[Task instructions]
Please reproduce the lines of the records below from the one holding "Rebuild this chart" through the one holding "const lambdaStep = 6;", inclusive, skipping all pictures.

## start

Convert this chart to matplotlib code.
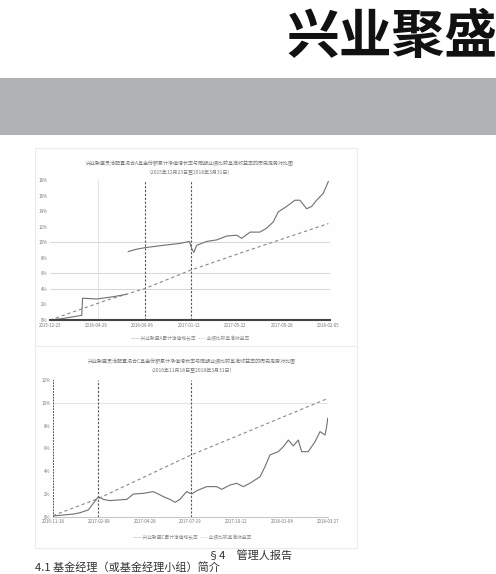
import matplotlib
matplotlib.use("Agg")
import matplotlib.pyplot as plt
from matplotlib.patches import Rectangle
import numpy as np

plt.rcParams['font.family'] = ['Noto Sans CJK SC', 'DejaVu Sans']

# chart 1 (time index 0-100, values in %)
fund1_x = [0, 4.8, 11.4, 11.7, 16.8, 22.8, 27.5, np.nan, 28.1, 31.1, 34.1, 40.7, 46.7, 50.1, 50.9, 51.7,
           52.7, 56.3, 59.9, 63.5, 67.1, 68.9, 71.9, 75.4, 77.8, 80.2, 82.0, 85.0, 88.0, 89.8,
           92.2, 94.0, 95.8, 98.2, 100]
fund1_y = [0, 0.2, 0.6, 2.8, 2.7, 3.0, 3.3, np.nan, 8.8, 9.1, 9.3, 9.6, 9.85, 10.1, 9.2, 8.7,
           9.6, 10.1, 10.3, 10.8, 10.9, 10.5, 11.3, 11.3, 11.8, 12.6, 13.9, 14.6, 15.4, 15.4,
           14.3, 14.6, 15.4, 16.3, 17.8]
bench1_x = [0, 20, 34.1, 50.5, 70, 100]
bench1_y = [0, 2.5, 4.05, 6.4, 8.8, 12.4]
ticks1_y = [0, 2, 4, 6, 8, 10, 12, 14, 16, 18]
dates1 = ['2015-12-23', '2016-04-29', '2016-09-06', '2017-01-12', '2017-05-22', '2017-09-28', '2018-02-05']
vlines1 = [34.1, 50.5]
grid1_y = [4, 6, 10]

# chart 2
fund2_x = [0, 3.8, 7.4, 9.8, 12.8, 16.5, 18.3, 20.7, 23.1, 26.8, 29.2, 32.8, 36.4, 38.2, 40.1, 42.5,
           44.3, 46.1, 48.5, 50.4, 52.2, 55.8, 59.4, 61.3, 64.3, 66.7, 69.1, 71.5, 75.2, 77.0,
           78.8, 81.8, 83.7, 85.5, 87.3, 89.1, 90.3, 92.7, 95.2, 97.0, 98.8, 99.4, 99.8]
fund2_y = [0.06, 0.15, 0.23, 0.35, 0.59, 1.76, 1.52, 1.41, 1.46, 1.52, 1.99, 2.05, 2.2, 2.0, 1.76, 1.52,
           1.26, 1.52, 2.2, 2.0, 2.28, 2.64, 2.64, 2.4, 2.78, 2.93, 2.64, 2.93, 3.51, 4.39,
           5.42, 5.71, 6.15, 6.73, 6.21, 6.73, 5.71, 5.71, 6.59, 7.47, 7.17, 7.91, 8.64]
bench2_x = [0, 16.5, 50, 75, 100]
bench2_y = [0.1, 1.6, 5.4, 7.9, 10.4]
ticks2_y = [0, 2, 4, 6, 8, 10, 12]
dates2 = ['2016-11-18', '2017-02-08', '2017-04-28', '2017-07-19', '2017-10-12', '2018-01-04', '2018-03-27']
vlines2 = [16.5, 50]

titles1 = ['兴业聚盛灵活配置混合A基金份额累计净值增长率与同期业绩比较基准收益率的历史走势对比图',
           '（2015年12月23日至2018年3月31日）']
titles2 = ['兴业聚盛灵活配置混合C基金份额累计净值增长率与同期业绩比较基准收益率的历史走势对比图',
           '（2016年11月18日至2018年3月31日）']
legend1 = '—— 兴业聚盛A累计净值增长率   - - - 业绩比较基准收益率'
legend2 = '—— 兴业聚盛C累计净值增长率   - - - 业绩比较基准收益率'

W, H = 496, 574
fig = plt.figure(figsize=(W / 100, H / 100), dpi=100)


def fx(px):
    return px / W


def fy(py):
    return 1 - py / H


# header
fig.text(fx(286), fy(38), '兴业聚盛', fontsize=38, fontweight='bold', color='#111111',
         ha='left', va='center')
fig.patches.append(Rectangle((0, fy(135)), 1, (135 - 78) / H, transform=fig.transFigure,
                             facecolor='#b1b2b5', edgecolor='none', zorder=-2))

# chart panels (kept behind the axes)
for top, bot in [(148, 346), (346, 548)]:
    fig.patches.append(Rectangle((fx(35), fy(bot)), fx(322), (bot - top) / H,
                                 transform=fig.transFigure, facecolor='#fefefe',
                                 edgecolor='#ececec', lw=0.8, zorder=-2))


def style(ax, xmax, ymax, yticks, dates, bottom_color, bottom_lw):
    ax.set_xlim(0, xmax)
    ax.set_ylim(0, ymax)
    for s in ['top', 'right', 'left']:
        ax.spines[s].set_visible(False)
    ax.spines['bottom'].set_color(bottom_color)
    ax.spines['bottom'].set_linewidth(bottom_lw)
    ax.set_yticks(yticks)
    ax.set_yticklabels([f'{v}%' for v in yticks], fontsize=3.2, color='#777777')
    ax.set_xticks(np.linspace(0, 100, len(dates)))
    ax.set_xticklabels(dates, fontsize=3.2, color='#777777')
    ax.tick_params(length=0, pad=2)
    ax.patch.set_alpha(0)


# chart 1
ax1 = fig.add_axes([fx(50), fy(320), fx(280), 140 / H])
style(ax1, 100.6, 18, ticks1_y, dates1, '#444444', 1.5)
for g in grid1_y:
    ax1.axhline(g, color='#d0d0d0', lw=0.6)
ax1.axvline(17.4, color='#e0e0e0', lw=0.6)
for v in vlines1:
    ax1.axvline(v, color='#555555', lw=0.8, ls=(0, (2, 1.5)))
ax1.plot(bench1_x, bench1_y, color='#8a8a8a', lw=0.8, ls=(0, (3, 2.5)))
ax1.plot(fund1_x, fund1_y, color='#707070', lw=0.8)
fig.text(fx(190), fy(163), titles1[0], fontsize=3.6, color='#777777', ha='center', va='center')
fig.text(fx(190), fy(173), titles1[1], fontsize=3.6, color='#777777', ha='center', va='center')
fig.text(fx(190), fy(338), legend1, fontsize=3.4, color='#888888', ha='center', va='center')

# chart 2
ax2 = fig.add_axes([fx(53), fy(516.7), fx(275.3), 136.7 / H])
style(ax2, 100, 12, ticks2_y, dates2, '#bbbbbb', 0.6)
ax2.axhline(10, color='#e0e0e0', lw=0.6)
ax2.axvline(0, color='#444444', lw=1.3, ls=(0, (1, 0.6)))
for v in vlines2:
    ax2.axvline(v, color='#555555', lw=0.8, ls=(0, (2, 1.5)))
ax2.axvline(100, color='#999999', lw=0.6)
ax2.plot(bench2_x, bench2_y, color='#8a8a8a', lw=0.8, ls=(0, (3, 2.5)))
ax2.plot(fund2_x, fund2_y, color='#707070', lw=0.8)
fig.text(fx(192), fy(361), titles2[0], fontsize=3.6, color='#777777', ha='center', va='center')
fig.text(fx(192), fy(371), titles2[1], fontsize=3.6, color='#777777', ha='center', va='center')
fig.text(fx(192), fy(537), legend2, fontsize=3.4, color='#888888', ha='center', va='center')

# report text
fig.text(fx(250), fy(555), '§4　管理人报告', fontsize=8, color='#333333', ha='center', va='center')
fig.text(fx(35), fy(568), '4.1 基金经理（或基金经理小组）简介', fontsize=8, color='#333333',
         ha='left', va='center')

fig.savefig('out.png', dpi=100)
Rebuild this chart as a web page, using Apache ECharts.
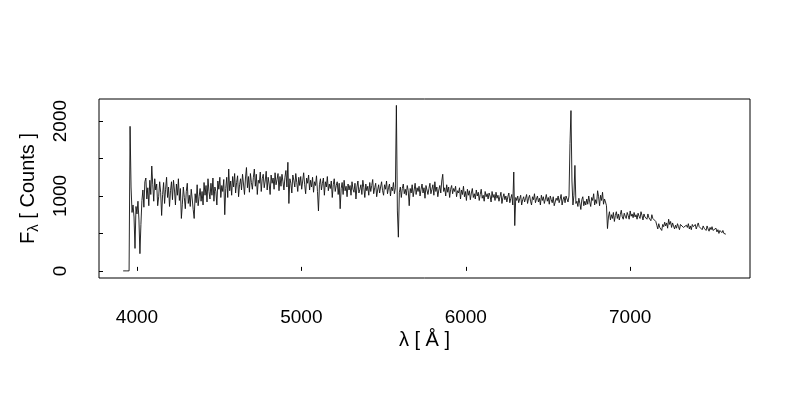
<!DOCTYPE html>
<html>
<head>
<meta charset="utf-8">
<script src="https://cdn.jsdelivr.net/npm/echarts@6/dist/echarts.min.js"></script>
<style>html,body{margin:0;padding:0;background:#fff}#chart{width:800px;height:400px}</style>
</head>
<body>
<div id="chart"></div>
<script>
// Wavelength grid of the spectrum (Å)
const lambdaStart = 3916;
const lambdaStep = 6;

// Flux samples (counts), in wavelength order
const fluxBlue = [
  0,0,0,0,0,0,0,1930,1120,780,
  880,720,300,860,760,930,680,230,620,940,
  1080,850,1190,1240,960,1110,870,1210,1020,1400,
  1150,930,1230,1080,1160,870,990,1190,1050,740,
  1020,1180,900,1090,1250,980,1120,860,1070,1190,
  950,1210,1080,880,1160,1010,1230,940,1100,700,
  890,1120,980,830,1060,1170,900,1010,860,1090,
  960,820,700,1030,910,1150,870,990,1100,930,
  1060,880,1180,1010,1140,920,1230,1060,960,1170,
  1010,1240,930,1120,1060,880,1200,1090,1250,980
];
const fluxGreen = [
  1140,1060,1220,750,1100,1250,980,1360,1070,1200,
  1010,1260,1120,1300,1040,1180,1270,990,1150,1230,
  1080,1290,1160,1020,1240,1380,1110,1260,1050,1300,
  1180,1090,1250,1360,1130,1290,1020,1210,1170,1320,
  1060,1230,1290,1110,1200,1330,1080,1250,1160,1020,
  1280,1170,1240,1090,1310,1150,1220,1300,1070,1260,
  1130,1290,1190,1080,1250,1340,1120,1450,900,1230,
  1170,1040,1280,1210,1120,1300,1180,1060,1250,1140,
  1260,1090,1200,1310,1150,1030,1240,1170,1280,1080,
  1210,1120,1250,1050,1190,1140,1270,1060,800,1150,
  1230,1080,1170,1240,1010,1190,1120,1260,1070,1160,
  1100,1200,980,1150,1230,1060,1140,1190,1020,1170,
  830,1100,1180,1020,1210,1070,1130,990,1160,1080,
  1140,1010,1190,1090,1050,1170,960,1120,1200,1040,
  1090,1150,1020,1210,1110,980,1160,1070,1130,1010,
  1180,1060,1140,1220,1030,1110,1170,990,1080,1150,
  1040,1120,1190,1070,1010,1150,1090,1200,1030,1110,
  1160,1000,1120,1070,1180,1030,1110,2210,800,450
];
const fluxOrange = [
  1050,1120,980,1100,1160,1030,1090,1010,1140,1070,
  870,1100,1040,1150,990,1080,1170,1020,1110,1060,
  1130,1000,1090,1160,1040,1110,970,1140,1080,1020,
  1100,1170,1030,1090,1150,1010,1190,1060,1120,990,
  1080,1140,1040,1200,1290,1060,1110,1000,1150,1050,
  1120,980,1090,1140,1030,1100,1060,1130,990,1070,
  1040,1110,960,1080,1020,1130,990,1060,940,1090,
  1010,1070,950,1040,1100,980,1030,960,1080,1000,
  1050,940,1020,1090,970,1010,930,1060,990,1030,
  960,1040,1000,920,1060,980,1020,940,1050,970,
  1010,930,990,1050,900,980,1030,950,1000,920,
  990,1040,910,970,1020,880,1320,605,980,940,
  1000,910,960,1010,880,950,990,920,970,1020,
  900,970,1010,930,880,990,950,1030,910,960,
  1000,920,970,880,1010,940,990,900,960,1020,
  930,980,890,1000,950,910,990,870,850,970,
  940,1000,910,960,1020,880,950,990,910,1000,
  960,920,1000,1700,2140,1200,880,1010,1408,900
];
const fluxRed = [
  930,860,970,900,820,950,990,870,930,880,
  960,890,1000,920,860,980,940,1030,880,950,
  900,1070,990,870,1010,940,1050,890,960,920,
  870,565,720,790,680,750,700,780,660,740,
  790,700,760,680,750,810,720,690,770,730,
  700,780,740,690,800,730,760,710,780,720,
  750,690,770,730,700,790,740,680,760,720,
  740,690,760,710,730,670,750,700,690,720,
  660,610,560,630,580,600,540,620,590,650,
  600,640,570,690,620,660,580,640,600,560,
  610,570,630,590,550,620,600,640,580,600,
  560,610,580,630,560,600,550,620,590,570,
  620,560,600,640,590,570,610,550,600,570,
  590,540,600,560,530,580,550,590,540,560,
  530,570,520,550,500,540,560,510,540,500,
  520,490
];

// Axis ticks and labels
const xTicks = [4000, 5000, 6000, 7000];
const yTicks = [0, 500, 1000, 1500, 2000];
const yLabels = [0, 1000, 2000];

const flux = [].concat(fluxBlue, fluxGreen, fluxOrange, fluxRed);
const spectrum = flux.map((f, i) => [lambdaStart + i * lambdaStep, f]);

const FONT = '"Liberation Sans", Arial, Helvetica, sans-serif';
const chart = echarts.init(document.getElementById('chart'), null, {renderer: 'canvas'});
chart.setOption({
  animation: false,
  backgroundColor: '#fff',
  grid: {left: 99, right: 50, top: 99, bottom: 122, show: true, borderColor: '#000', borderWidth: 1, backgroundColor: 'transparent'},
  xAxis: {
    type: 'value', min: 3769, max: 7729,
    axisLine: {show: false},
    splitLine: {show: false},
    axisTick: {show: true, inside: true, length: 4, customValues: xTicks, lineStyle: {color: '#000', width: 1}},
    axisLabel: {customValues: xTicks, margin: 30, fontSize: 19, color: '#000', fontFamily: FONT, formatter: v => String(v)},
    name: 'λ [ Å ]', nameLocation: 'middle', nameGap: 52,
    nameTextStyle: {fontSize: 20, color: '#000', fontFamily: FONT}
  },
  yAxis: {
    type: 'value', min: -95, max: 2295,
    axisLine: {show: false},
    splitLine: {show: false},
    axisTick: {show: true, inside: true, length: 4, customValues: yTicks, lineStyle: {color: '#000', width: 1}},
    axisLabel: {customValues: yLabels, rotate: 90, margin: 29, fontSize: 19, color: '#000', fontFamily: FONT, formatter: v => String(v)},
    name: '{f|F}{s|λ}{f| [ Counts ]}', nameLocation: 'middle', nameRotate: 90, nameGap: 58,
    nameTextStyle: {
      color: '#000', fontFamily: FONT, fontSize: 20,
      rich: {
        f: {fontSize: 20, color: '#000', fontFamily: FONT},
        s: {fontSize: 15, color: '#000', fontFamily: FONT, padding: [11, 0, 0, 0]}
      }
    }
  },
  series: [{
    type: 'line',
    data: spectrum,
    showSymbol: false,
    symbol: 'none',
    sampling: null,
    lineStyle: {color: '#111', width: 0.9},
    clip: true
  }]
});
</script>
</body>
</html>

## end

[Solution to the exercise]
Rebuild this chart as a web page, using Apache ECharts.
<!DOCTYPE html>
<html>
<head>
<meta charset="utf-8">
<script src="https://cdn.jsdelivr.net/npm/echarts@6/dist/echarts.min.js"></script>
<style>html,body{margin:0;padding:0;background:#fff}#chart{width:800px;height:400px}</style>
</head>
<body>
<div id="chart"></div>
<script>
// Wavelength grid of the spectrum (Å)
const lambdaStart = 3916;
const lambdaStep = 6;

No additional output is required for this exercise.